TASK STATEMENT
Copy everything in the data below exactly except the pictures.

■ ■ ■ ■ ■ ■ ■

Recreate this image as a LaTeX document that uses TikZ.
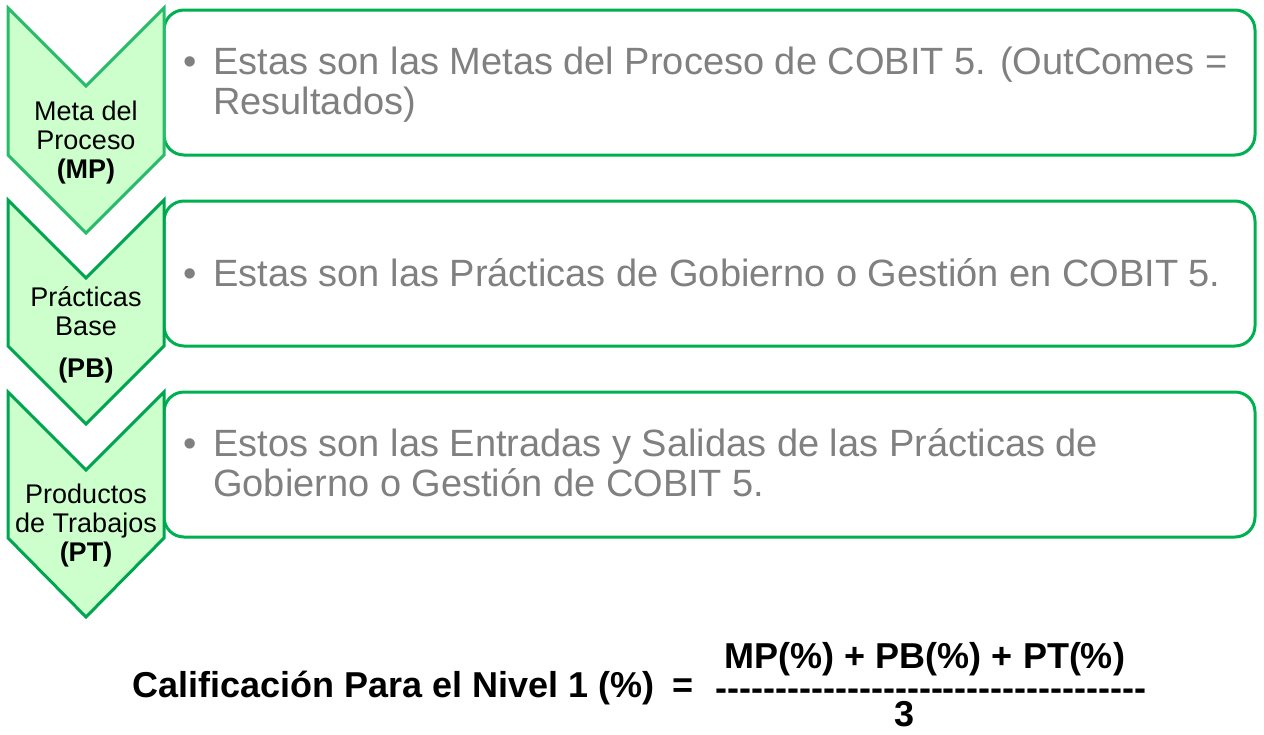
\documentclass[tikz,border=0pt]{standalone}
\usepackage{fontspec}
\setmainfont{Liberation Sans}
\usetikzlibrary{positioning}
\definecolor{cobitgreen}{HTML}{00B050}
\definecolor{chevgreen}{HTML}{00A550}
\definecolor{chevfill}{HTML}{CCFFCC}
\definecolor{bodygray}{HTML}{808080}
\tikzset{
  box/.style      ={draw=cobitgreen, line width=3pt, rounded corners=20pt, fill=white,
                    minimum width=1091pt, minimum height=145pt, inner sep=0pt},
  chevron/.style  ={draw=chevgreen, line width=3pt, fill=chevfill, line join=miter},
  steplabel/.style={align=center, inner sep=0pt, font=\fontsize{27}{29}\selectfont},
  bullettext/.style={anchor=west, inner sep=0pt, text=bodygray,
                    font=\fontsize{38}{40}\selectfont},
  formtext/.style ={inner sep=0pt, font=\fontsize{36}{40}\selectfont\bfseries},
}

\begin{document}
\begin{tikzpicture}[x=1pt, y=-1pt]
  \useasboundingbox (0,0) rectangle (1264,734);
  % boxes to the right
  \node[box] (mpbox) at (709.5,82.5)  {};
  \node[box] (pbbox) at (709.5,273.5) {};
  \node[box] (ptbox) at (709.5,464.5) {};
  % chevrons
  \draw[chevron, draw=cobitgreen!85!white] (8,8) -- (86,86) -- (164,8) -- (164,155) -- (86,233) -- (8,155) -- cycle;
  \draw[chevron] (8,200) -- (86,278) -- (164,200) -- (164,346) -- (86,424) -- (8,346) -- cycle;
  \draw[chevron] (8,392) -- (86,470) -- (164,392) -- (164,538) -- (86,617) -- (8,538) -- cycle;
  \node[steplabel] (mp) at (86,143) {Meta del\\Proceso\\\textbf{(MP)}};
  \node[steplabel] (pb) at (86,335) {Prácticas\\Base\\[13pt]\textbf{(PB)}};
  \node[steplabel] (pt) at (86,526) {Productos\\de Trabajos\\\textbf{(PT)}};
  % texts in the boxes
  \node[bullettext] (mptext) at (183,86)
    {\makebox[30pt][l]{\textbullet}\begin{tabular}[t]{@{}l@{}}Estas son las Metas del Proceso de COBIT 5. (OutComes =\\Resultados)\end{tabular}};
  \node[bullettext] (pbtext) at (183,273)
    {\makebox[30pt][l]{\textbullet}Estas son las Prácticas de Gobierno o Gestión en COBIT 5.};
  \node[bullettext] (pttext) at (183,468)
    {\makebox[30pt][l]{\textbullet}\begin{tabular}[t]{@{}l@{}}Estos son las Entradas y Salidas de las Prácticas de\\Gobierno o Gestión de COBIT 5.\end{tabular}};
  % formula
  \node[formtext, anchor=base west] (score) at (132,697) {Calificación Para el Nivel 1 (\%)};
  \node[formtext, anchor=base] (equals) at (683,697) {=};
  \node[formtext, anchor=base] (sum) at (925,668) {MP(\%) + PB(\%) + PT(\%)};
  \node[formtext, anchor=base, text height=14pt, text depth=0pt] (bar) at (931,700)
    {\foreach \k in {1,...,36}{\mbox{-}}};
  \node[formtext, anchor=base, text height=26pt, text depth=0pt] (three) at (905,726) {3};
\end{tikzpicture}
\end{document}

■ ■ ■ ■ ■ ■ ■

EXPECTED ANSWER
Recreate this image as a LaTeX document that uses TikZ.
\documentclass[tikz,border=0pt]{standalone}
\usepackage{fontspec}
\setmainfont{Liberation Sans}
\usetikzlibrary{positioning}
\definecolor{cobitgreen}{HTML}{00B050}
\definecolor{chevgreen}{HTML}{00A550}
\definecolor{chevfill}{HTML}{CCFFCC}
\definecolor{bodygray}{HTML}{808080}
\tikzset{
  box/.style      ={draw=cobitgreen, line width=3pt, rounded corners=20pt, fill=white,
                    minimum width=1091pt, minimum height=145pt, inner sep=0pt},
  chevron/.style  ={draw=chevgreen, line width=3pt, fill=chevfill, line join=miter},
  steplabel/.style={align=center, inner sep=0pt, font=\fontsize{27}{29}\selectfont},
  bullettext/.style={anchor=west, inner sep=0pt, text=bodygray,
                    font=\fontsize{38}{40}\selectfont},
  formtext/.style ={inner sep=0pt, font=\fontsize{36}{40}\selectfont\bfseries},
}

\begin{document}
\begin{tikzpicture}[x=1pt, y=-1pt]
  \useasboundingbox (0,0) rectangle (1264,734);
  % boxes to the right
  \node[box] (mpbox) at (709.5,82.5)  {};
  \node[box] (pbbox) at (709.5,273.5) {};
  \node[box] (ptbox) at (709.5,464.5) {};
  % chevrons
  \draw[chevron, draw=cobitgreen!85!white] (8,8) -- (86,86) -- (164,8) -- (164,155) -- (86,233) -- (8,155) -- cycle;
  \draw[chevron] (8,200) -- (86,278) -- (164,200) -- (164,346) -- (86,424) -- (8,346) -- cycle;
  \draw[chevron] (8,392) -- (86,470) -- (164,392) -- (164,538) -- (86,617) -- (8,538) -- cycle;
  \node[steplabel] (mp) at (86,143) {Meta del\\Proceso\\\textbf{(MP)}};
  \node[steplabel] (pb) at (86,335) {Prácticas\\Base\\[13pt]\textbf{(PB)}};
  \node[steplabel] (pt) at (86,526) {Productos\\de Trabajos\\\textbf{(PT)}};
  % texts in the boxes
  \node[bullettext] (mptext) at (183,86)
    {\makebox[30pt][l]{\textbullet}\begin{tabular}[t]{@{}l@{}}Estas son las Metas del Proceso de COBIT 5. (OutComes =\\Resultados)\end{tabular}};
  \node[bullettext] (pbtext) at (183,273)
    {\makebox[30pt][l]{\textbullet}Estas son las Prácticas de Gobierno o Gestión en COBIT 5.};
  \node[bullettext] (pttext) at (183,468)
    {\makebox[30pt][l]{\textbullet}\begin{tabular}[t]{@{}l@{}}Estos son las Entradas y Salidas de las Prácticas de\\Gobierno o Gestión de COBIT 5.\end{tabular}};
  % formula
  \node[formtext, anchor=base west] (score) at (132,697) {Calificación Para el Nivel 1 (\%)};
  \node[formtext, anchor=base] (equals) at (683,697) {=};
  \node[formtext, anchor=base] (sum) at (925,668) {MP(\%) + PB(\%) + PT(\%)};
  \node[formtext, anchor=base, text height=14pt, text depth=0pt] (bar) at (931,700)
    {\foreach \k in {1,...,36}{\mbox{-}}};
  \node[formtext, anchor=base, text height=26pt, text depth=0pt] (three) at (905,726) {3};
\end{tikzpicture}
\end{document}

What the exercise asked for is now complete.